— begin Source data —

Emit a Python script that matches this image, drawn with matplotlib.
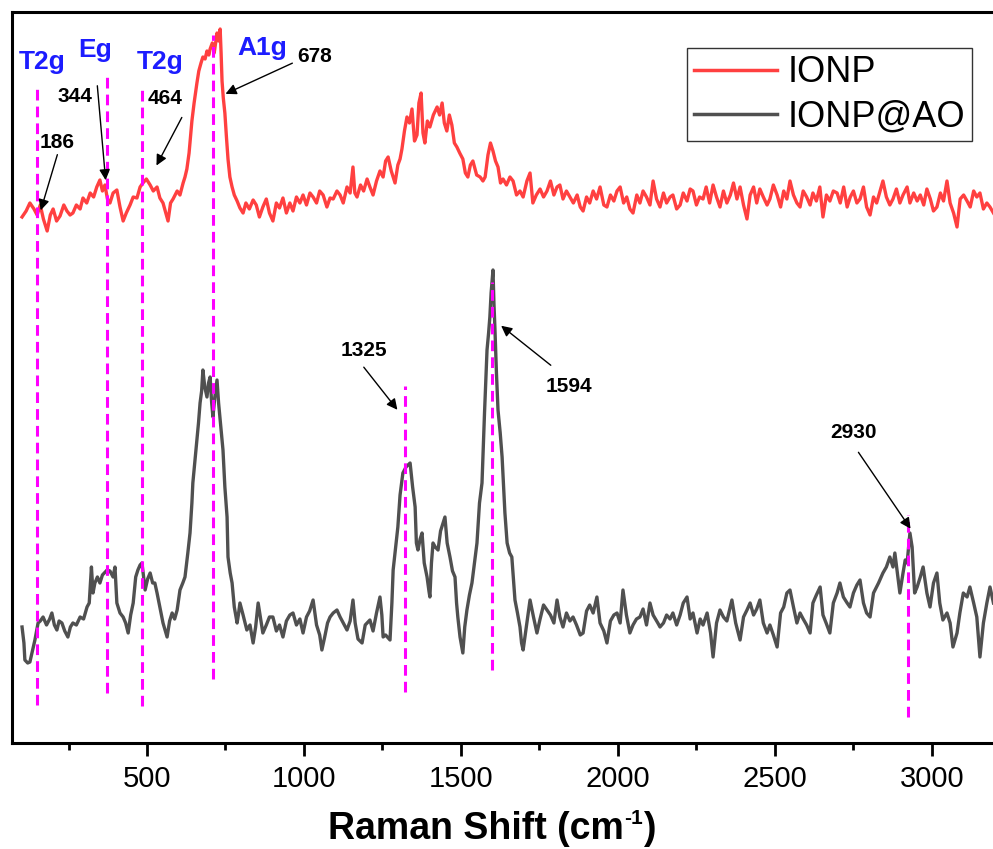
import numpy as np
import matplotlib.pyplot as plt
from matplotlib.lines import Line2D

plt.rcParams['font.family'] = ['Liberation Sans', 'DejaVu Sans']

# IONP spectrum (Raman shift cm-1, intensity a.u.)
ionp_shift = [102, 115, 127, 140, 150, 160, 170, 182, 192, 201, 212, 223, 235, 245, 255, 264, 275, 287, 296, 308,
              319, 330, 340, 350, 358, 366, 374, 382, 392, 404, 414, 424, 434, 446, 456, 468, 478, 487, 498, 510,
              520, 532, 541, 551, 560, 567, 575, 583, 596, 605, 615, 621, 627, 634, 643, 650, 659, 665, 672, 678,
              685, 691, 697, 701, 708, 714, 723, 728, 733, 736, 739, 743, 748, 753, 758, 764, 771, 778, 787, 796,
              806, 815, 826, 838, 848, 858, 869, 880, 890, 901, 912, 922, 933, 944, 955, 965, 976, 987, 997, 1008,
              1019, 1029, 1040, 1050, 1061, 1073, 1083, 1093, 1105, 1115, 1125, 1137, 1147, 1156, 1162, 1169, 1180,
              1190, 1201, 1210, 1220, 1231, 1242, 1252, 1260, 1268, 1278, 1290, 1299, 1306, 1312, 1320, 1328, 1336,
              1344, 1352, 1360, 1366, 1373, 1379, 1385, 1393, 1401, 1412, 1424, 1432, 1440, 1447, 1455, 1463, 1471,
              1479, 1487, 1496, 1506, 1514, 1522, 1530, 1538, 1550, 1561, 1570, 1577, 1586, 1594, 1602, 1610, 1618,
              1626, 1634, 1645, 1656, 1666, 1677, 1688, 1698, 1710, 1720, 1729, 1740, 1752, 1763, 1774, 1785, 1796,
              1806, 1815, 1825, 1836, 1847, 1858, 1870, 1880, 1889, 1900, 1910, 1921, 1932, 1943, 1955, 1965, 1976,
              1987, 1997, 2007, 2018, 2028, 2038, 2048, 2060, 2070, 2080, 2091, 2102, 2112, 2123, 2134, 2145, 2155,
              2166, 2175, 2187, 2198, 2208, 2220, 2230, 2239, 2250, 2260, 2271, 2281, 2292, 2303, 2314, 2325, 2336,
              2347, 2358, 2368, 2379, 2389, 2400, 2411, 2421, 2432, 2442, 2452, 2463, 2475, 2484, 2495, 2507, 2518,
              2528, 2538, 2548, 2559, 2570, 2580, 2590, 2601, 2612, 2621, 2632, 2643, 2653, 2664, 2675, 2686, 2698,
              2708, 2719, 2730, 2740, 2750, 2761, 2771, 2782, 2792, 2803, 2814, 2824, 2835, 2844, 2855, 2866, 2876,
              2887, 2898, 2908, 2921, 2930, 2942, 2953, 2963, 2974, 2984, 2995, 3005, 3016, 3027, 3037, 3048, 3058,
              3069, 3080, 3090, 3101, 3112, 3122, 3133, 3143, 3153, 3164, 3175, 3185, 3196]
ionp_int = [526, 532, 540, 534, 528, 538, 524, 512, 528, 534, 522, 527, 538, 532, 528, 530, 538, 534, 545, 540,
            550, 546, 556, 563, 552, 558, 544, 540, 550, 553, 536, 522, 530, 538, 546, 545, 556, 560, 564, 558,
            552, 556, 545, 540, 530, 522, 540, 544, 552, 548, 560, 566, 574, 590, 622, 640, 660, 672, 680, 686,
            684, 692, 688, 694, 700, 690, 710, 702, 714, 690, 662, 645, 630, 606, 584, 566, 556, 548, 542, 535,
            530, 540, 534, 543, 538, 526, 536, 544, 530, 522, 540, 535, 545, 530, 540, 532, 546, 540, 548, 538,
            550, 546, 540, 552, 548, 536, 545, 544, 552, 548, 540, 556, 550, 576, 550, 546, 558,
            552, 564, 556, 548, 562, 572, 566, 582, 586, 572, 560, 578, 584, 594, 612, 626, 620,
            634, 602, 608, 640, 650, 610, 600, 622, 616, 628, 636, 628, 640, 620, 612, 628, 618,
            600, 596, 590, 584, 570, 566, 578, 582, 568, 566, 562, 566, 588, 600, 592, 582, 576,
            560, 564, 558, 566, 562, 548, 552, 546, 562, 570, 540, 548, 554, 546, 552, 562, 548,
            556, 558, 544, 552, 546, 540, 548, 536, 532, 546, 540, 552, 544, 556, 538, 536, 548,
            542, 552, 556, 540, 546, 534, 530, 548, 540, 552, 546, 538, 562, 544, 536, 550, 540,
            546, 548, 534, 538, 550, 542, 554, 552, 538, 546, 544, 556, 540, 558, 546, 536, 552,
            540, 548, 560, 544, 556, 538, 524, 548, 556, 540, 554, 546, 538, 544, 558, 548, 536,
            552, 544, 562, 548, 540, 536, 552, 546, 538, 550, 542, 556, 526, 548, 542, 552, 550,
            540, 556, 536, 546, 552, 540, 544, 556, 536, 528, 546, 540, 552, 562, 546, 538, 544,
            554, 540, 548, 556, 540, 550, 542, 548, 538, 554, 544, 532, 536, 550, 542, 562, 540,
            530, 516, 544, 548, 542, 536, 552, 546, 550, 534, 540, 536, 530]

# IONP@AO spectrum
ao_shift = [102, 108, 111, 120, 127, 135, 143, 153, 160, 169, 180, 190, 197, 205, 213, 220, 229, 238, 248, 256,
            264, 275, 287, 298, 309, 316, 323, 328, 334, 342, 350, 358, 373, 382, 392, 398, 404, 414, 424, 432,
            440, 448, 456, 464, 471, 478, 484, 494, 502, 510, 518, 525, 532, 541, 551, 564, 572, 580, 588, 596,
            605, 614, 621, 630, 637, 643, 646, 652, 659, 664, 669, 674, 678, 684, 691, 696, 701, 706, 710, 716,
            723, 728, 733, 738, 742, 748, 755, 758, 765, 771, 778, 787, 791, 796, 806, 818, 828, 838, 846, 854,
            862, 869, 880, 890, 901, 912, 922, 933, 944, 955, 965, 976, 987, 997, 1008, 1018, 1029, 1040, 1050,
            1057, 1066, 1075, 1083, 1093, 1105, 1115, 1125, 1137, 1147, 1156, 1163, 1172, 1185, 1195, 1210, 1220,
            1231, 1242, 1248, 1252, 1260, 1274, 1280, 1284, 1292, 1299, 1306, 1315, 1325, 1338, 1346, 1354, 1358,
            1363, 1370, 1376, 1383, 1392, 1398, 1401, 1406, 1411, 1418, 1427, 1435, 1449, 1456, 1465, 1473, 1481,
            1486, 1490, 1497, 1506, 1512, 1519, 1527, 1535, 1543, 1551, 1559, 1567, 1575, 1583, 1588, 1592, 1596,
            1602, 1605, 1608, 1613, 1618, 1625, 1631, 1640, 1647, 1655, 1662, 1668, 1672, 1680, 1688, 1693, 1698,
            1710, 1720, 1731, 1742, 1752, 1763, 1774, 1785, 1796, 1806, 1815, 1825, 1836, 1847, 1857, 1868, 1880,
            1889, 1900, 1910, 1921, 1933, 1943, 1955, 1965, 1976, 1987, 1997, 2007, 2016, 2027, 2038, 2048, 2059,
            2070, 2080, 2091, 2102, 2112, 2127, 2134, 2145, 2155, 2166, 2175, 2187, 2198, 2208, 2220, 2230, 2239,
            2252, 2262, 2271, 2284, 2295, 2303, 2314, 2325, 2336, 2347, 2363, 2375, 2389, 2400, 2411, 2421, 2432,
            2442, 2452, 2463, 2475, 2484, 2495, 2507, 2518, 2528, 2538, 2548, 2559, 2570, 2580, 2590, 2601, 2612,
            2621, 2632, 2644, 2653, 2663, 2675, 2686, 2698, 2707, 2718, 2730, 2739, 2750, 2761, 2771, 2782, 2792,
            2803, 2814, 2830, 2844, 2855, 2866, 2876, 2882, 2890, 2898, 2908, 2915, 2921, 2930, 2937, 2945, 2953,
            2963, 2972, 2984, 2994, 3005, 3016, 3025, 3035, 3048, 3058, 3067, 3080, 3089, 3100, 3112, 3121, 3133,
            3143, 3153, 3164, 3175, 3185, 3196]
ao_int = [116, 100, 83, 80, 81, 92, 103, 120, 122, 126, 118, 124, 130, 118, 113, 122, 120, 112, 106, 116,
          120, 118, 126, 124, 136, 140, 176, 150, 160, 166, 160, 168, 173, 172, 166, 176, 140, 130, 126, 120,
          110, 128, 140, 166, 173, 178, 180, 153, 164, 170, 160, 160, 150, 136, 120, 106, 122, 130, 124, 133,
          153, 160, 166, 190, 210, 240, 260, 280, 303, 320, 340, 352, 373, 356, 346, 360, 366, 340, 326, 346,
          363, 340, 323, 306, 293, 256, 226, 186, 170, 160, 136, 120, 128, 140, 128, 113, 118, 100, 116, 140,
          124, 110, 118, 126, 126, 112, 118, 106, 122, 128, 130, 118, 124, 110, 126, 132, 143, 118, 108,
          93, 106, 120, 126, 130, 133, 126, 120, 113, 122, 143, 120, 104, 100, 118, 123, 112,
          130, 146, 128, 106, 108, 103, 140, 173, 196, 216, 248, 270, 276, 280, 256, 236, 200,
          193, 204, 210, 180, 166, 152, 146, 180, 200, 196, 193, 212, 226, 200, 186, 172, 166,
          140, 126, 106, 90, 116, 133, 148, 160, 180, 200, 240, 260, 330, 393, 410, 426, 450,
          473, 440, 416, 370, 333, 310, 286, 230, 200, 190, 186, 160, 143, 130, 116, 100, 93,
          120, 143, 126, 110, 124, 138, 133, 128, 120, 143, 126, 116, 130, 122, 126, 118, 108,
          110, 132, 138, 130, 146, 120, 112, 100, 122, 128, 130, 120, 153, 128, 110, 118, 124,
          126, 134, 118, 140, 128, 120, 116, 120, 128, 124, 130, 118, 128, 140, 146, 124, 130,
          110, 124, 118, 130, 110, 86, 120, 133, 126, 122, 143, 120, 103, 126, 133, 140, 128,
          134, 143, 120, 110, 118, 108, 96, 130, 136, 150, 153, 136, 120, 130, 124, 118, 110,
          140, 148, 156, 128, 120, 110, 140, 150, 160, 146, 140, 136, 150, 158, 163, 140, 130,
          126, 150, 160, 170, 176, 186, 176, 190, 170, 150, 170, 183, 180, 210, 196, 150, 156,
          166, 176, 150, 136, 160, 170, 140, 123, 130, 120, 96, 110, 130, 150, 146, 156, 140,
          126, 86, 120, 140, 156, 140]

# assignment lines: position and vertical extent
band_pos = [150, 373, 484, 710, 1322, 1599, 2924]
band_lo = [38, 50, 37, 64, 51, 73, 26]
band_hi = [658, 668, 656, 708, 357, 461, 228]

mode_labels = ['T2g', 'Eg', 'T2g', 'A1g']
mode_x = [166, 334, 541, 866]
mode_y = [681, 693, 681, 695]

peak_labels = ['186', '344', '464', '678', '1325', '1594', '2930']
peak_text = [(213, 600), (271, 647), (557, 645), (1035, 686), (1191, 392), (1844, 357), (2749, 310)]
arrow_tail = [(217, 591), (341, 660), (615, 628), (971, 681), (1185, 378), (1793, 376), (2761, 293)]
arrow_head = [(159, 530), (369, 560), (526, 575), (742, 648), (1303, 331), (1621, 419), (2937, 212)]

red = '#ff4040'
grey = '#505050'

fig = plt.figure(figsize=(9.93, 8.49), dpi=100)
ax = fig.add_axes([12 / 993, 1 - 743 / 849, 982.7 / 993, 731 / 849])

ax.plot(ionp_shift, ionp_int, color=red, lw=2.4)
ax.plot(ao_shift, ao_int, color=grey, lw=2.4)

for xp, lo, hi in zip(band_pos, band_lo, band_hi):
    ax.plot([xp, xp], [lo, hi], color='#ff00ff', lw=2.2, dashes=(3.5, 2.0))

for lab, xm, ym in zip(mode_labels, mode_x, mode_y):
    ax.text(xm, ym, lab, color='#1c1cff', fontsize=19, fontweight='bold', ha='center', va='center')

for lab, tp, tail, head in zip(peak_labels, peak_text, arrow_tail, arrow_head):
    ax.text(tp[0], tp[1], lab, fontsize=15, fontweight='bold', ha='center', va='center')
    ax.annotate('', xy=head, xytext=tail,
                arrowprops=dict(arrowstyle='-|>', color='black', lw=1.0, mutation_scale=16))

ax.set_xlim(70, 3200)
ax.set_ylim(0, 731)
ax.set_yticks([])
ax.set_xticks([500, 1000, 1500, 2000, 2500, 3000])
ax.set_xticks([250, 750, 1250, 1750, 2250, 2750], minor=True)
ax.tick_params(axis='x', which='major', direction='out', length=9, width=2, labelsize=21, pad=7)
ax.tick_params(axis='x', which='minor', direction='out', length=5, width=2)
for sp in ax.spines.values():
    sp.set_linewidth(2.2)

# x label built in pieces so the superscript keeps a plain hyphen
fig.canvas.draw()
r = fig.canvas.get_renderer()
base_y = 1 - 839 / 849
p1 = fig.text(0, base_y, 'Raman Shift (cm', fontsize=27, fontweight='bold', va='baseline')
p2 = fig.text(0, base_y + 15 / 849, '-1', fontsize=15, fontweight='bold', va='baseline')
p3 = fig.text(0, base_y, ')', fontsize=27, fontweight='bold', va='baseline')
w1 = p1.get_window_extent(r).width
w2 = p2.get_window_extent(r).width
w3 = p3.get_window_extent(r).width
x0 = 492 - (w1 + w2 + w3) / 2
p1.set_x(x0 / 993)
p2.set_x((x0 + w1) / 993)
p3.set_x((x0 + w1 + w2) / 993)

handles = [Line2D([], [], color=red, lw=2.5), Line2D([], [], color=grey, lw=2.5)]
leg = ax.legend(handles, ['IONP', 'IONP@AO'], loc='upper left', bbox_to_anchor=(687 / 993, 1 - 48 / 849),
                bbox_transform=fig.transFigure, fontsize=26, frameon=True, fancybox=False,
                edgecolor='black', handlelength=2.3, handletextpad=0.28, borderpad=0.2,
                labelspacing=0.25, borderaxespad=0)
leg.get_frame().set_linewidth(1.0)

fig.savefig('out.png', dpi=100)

— end Source data —

**The problem**
Please quote the lines of the material, beginning with the first and ending with the one that contains "plt.rcParams['font.family'] = ['Liberation", exactly as written and without any pictures.

**Answer to the problem**
Emit a Python script that matches this image, drawn with matplotlib.
import numpy as np
import matplotlib.pyplot as plt
from matplotlib.lines import Line2D

plt.rcParams['font.family'] = ['Liberation Sans', 'DejaVu Sans']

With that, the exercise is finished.